Faut-il que, de la mémoire ou de l'histoire, l'un des deux finissent par prévaloir ? Non. Le problème se situe donc dans leur articulation. Paul Ricoeur, encore : « La compétition entre la mémoire et l'histoire, entre la fidélité de l'une et la vérité de l'autre, ne peut être tranchée au plan épistémologique ». Ce sont-là, en effet, deux rapports de liment et de déliement au passé de nature différente : plus distanciée et plus impersonnelle, l'histoire peut être équitable et aider à tempérer l'exclusivisme des mémoires singulières ; elle peut également contribuer à pacifier les guerres mémorielles. C'est ainsi qu'au soir de sa vie, Paul Ricoeur nous donne une leçon de jeunesse et d'espérance : la dialectique de la mémoire, de l'histoire et de l'oubli interdit la compulsion de répétition et le ressassement mortifère ; elle permet aussi de raviver le nécessaire rapport entre passé, présent et avenir. Dans Temps et récit, Ricoeur disait qu'il fallait « rendre nos attentes plus déterminées et notre expérience plus indéterminée. » C'est là une extraordinaire leçon de « défatalisation » du passé. Comme le disait joliment mon maître Jean Bouvier, si l'historien est très fort pour prédire le passé, il s'agit surtout de retrouver l'indétermination qui fut le présent des sociétés passées.

Tout ceci explique que Paul Ricoeur ait pris ses distances à l'endroit de cette notion de devoir de mémoire. Il a d'ailleurs été victime d'un procès d'intention : lui, ce grand chrétien, aurait fait fi du « Souviens-toi » deutéronomique ? C'est absurde. A ce devoir de mémoire, Paul Ricoeur a préféré le « travail de mémoire » - où l'on entendra les échos freudiens de la cure, des souvenirs-écrans, de la résistance, du refoulement, du travail de deuil aussi. L'histoire comme « tombeau » pour le mort, pour reprendre cette fois la formule de Michel de Certeau - elle-même reprise par Paul Ricoeur - permet de faire place au présent en honorant et en fixant le passé : le tombeau sauve l'« avoir été des ruines du n'être plus. »

Si le devoir de mémoire est légitime, il peut en outre faire l'objet d'abus. Paul Ricoeur, à nouveau : « L'injonction à se souvenir risque d'être entendue comme une invitation adressée à la mémoire de court-circuiter le travail de l'histoire. » Les historiens doivent se fixer pour mission l'écriture de l'histoire sociale de la mémoire afin d'articuler ces deux pôles. Il faut qu'ils soient à l'écoute de leur temps en prenant en compte la « demande sociale ». Paul Ricoeur disait que c'est en délivrant, par le moyen de l'histoire, les promesses non tenues, voire, empêchées ou refoulées par le cours ultérieur de l'histoire qu'un peuple, une nation, une entité culturelle peuvent accéder à une conception ouverte et vivante de leurs traditions.

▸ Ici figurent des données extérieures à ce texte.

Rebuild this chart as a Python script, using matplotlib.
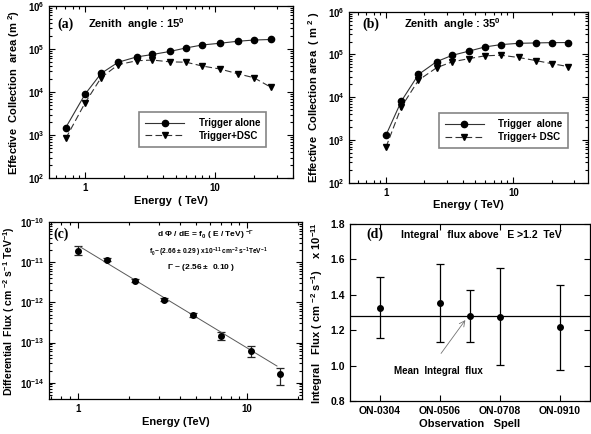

N'en déplaise aux grammairiens : l'effondrement du télos et de la naturalisation de l'histoire font qu'il n'y aura plus jamais de « passé simple ». L'histoire ne peut qu'être « au second degré », selon la juste formule de Pierre Nora : elle ne peut qu'être réflexive, critique, plurielle, ouvertes aux mémoires. La diversité des herméneutiques est une chance.

Si la reconnaissance par les pouvoirs publics des injustices passées, des mémoires refoulées ou dominées est positive tant qu'elle s'effectue à travers des déclarations, des commémorations, des fêtes ou des hommages, elle ne doit pas néanmoins déboucher sur une sanctuarisation génératrice d'interdits législatifs.